Demolition teams have moved in to start dismantling makeshift homes at the Calais migrant camp known as the Jungle.
ines of police vans gathered on the perimeter of the slum's southern section as migrants and refugees were told their only option now was to move.
It has been reported that tear gas was used against stone-throwers while work on bringing the camp down was underway.
A spokeswoman for the Help Refugees charity said police had blocked entrances to the sprawling camp, which is home to around 4,000 people.
She said some migrants and refugees were "bewildered and scared" as teams started tearing down tents and shacks on Monday morning.
French authorities want to relocate people from the squalid, rat-infested site to heated containers nearby or to centres around France.
The action came after a judge in Lille ruled last Thursday that a partial clearance should go ahead, apart from social spaces, including schools and places of worship.
Campaigners had called for a postponement to remove people from the slum, saying that there is not enough new accommodation for people to move to.
Save the Children said dismantling the camp will "make what was already an appalling situation for children even worse".
State authorities have said up to 1,000 people will be affected b ut aid workers say the figure is likely to be much higher.
Help Refugees said its own analysis revealed there were 3,455 people living in the affected area.
Save the Children said nearly 400 unaccompanied children who have fled war, poverty and persecution from countries including Syria, Afghanistan and Eritrea live on the site.
Some have criticised the decision to send in demolition teams, including Liberal Democrat leader Tim Farron, who said razing the camp was not the solution.
But British hauliers welcomed the court's judgment.
The Freight Transport Association (FTA) said disruption caused by migrants cost the UK freight industry an estimated £750,000 a day last year.
FTA officials said a solution needed to be found to protect the £89 billion worth of UK trade which passes through the cross-Channel ports annually.
A spokesman for Doctors of the World said its medics have been unable to enter the camp as the entrance was being blocked by police. Basic supplies and care materials were being prepared for those evicted.
Its UK director, Leigh Daynes, said: "Dismantling a large part of the main Calais camp is irresponsible and inhuman. It completely ignores needs on the ground and will just traumatise people already close to the edge.
"It won't stop refugees coming to Calais nor make the thousands there already disappear. People will just be forced elsewhere to live in even more squalid conditions.
"We hope the police act proportionately, as our medics regularly treat refugees who've been injured, sometimes seriously, at their hands."
Elaine Oritz, of the Hummingbird Project, which has been supporting Calais migrants and refugees, also said volunteers were not being allowed on to the camp.
She said teams started arriving at the Jungle at around 8am, telling people that they had one hour to leave the southern section of the camp.
"The French government has said that no one should live in such inhumane conditions," she said.
"However, although conditions are bad, there is a structure and a protective aspect at the camp.

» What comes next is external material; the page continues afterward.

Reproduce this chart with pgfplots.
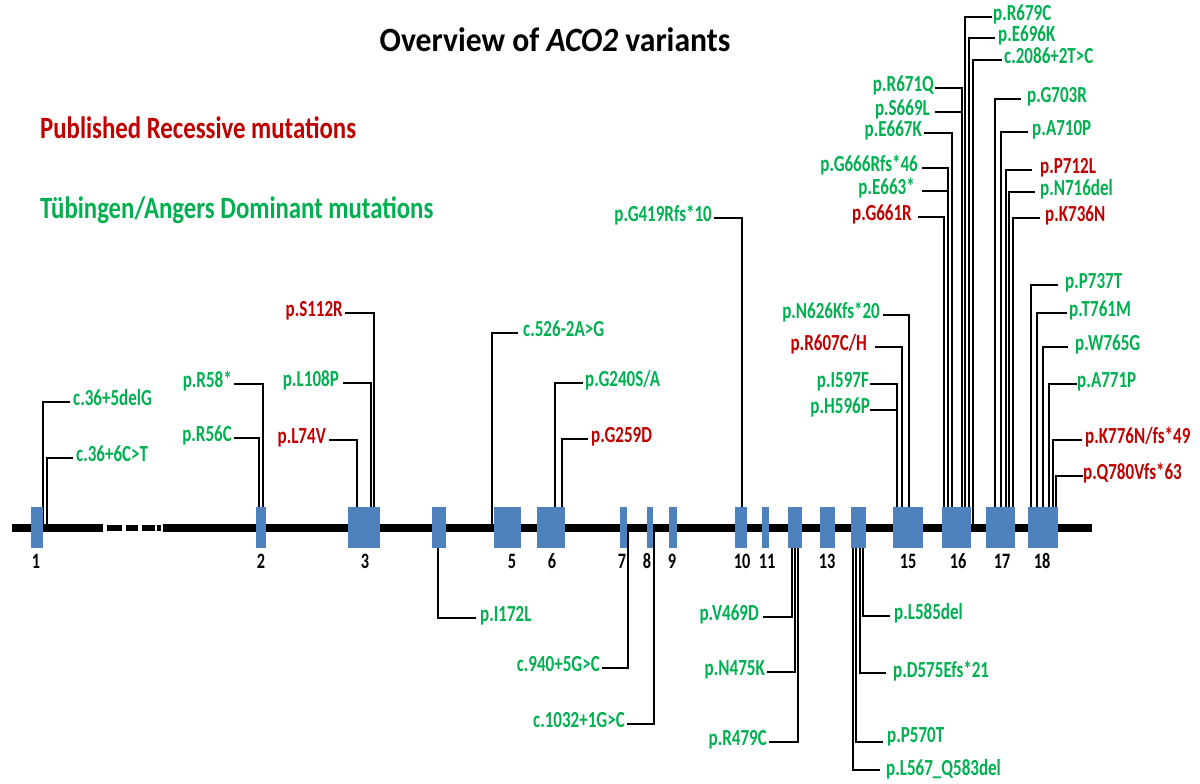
\documentclass[border=0pt]{standalone}
\usepackage{pgfplots}
\pgfplotsset{compat=1.18}
\usepackage{fontspec}
\setmainfont{Carlito}[FakeStretch=0.74]
\newfontfamily\titlefont{Carlito}[FakeStretch=0.93]
\newfontfamily\legfont{Carlito}[FakeStretch=0.80]
\definecolor{mgreen}{RGB}{0,176,80}
\definecolor{mred}{RGB}{192,0,0}
\definecolor{exon}{RGB}{79,129,189}
\tikzset{
  leader/.style={black, line width=2.2pt},
  lab/.style={inner sep=0pt, font=\bfseries\fontsize{23}{25}\selectfont, text height=0.64em, text depth=0em}
}
\newcommand{\ld}[1]{\addplot[leader, no marks] coordinates {#1};}
\newcommand{\exon}[2]{\addplot[fill=exon,draw=none,no marks] coordinates {(#1,507) (#2,507) (#2,548) (#1,548)} -- cycle;}
\newcommand{\labW}[4]{\node[lab,anchor=west,text=#1] at (axis cs:#2,#3) {#4};}
\newcommand{\labE}[4]{\node[lab,anchor=east,text=#1] at (axis cs:#2,#3) {#4};}
\newcommand{\exnum}[2]{\node[lab,text=black,font=\bfseries\fontsize{22}{24}\selectfont] at (axis cs:#1,565) {#2};}
\begin{document}
\begin{tikzpicture}
\begin{axis}[name=ax,
  scale only axis, width=1200pt, height=784pt,
  xmin=0, xmax=1200, ymin=0, ymax=784, y dir=reverse,
  hide axis, clip=false,
  every axis plot/.append style={no marks}
]
% main gene line
\addplot[black, line width=8pt] coordinates {(12,528) (103,528)};
\addplot[black, line width=6pt] coordinates {(107,528) (122,528)};
\addplot[black, line width=6pt] coordinates {(126,528) (138,528)};
\addplot[black, line width=6pt] coordinates {(142,528) (155,528)};
\addplot[black, line width=6pt] coordinates {(157,528) (161,528)};
\addplot[black, line width=8pt] coordinates {(163,528) (1092,528)};
% leaders
\ld{(70,402) (43,402) (43,527)}
\ld{(73,458) (47,458) (47,527)}
\ld{(234,384) (263,384) (263,507)}
\ld{(234,438) (259,438) (259,507)}
\ld{(345,313) (374,313) (374,507)}
\ld{(343,383) (371,383) (371,507)}
\ld{(329,440) (357,440) (357,507)}
\ld{(438,548) (438,618) (476,618)}
\ld{(492,528) (492,333) (518,333)}
\ld{(555,507) (555,383) (583,383)}
\ld{(562,507) (562,439) (588,439)}
\ld{(628,528) (628,668) (602,668)}
\ld{(654,528) (654,724) (627,724)}
\ld{(714,218) (742,218) (742,507)}
\ld{(792,548) (792,617) (763,617)}
\ld{(795,548) (795,672) (767,672)}
\ld{(798,548) (798,742) (769,742)}
\ld{(863,548) (863,616) (890,616)}
\ld{(860,548) (860,673) (886,673)}
\ld{(856,548) (856,742) (883,742)}
\ld{(853,548) (853,770) (880,770)}
\ld{(883,315) (909,315) (909,507)}
\ld{(875,347) (902,347) (902,507)}
\ld{(870,384) (897,384) (897,507)}
\ld{(870,410) (897,410)}
\ld{(918,217) (944,217) (944,507)}
\ld{(922,191) (948,191)}
\ld{(922,168) (948,168) (948,507)}
\ld{(924,133) (952,133) (952,507)}
\ld{(935,112) (962,112)}
\ld{(935,88) (962,88) (962,507)}
\ld{(992,17) (965,17) (965,507)}
\ld{(995,38) (969,38) (969,507)}
\ld{(1002,60) (973,60) (973,528)}
\ld{(1021,99) (995,99) (995,507)}
\ld{(1028,132) (1001,132) (1001,507)}
\ld{(1032,170) (1006,170) (1006,507)}
\ld{(1035,192) (1009,192) (1009,507)}
\ld{(1040,218) (1013,218) (1013,507)}
\ld{(1058,285) (1031,285) (1031,507)}
\ld{(1067,313) (1037,313) (1037,507)}
\ld{(1068,347) (1043,347) (1043,507)}
\ld{(1077,384) (1049,384) (1049,507)}
\ld{(1082,440) (1053,440) (1053,507)}
\ld{(1083,476) (1056,476) (1056,507)}
% exons
\exon{31}{43}
\exon{256}{266}
\exon{348}{380}
\exon{432}{446}
\exon{494}{521}
\exon{537}{565}
\exon{620}{627}
\exon{647}{653}
\exon{669}{677}
\exon{735}{747}
\exon{762}{769}
\exon{788}{802}
\exon{820}{835}
\exon{851}{866}
\exon{893}{923}
\exon{942}{971}
\exon{986}{1015}
\exon{1028}{1058}
% exon numbers
\exnum{36}{1}\exnum{261}{2}\exnum{365}{3}\exnum{512}{5}\exnum{552}{6}\exnum{622}{7}
\exnum{647}{8}\exnum{672}{9}\exnum{742}{10}\exnum{767}{11}\exnum{827}{13}
\exnum{908}{15}\exnum{958}{16}\exnum{1002}{17}\exnum{1042}{18}
% labels
\labW{mgreen}{73}{402}{c.36+5delG}
\labW{mgreen}{76}{458}{c.36+6C>T}
\labE{mgreen}{232}{384}{p.R58*}
\labE{mgreen}{232}{438}{p.R56C}
\labE{mred}{343}{313}{p.S112R}
\labE{mgreen}{339}{383}{p.L108P}
\labE{mred}{326}{440}{p.L74V}
\labW{mgreen}{480}{618}{p.I172L}
\labW{mgreen}{523}{333}{c.526-2A>G}
\labW{mgreen}{585}{383}{p.G240S/A}
\labW{mred}{591}{439}{p.G259D}
\labE{mgreen}{600}{668}{c.940+5G>C}
\labE{mgreen}{625}{724}{c.1032+1G>C}
\labE{mgreen}{712}{218}{p.G419Rfs*10}
\labE{mgreen}{759}{617}{p.V469D}
\labE{mgreen}{765}{672}{p.N475K}
\labE{mgreen}{767}{742}{p.R479C}
\labW{mgreen}{894}{616}{p.L585del}
\labW{mgreen}{893}{674}{p.D575Efs*21}
\labW{mgreen}{887}{739}{p.P570T}
\labW{mgreen}{886}{772}{p.L567\_Q583del}
\labE{mgreen}{880}{315}{p.N626Kfs*20}
\labE{mred}{867}{347}{p.R607C/H}
\labE{mgreen}{869}{384}{p.I597F}
\labE{mgreen}{870}{410}{p.H596P}
\labE{mred}{912}{217}{p.G661R}
\labE{mgreen}{915}{191}{p.E663*}
\labE{mgreen}{918}{168}{p.G666Rfs*46}
\labE{mgreen}{922}{133}{p.E667K}
\labE{mgreen}{930}{112}{p.S669L}
\labE{mgreen}{934}{88}{p.R671Q}
\labW{mgreen}{993}{17}{p.R679C}
\labW{mgreen}{998}{38}{p.E696K}
\labW{mgreen}{1004}{60}{c.2086+2T>C}
\labW{mgreen}{1027}{99}{p.G703R}
\labW{mgreen}{1032}{132}{p.A710P}
\labW{mred}{1040}{170}{p.P712L}
\labW{mgreen}{1040}{192}{p.N716del}
\labW{mred}{1045}{218}{p.K736N}
\labW{mgreen}{1065}{285}{p.P737T}
\labW{mgreen}{1069}{313}{p.T761M}
\labW{mgreen}{1075}{347}{p.W765G}
\labW{mgreen}{1077}{384}{p.A771P}
\labW{mred}{1085}{440}{p.K776N/fs*49}
\labW{mred}{1083}{476}{p.Q780Vfs*63}
% title and legend
\node[inner sep=0pt, font=\titlefont\bfseries\fontsize{34}{36}\selectfont] at (axis cs:555,40) {Overview of \textit{ACO2} variants};
\node[inner sep=0pt, anchor=west, text=mred, font=\legfont\bfseries\fontsize{31}{33}\selectfont] at (axis cs:40,128) {Published Recessive mutations};
\node[inner sep=0pt, anchor=west, text=mgreen, font=\legfont\bfseries\fontsize{31}{33}\selectfont] at (axis cs:40,210) {Tübingen/Angers Dominant mutations};
\end{axis}
\pgfresetboundingbox
\path[use as bounding box] (ax.south west) rectangle (ax.north east);
\end{tikzpicture}
\end{document}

"By dispersing people elsewhere, it means all the protective factors given to the people there, including medical help, will be removed."
Human rights organisation Liberty said political leaders should not be "looking away" amid the plight of refugees at the Jungle, including unaccompanied children.
Its policy officer Rachel Robinson said: "Many of those in the camp have family here. The Government must allow their claims for asylum to be determined here and work to provide safe and legal routes to the UK for those in need of protection."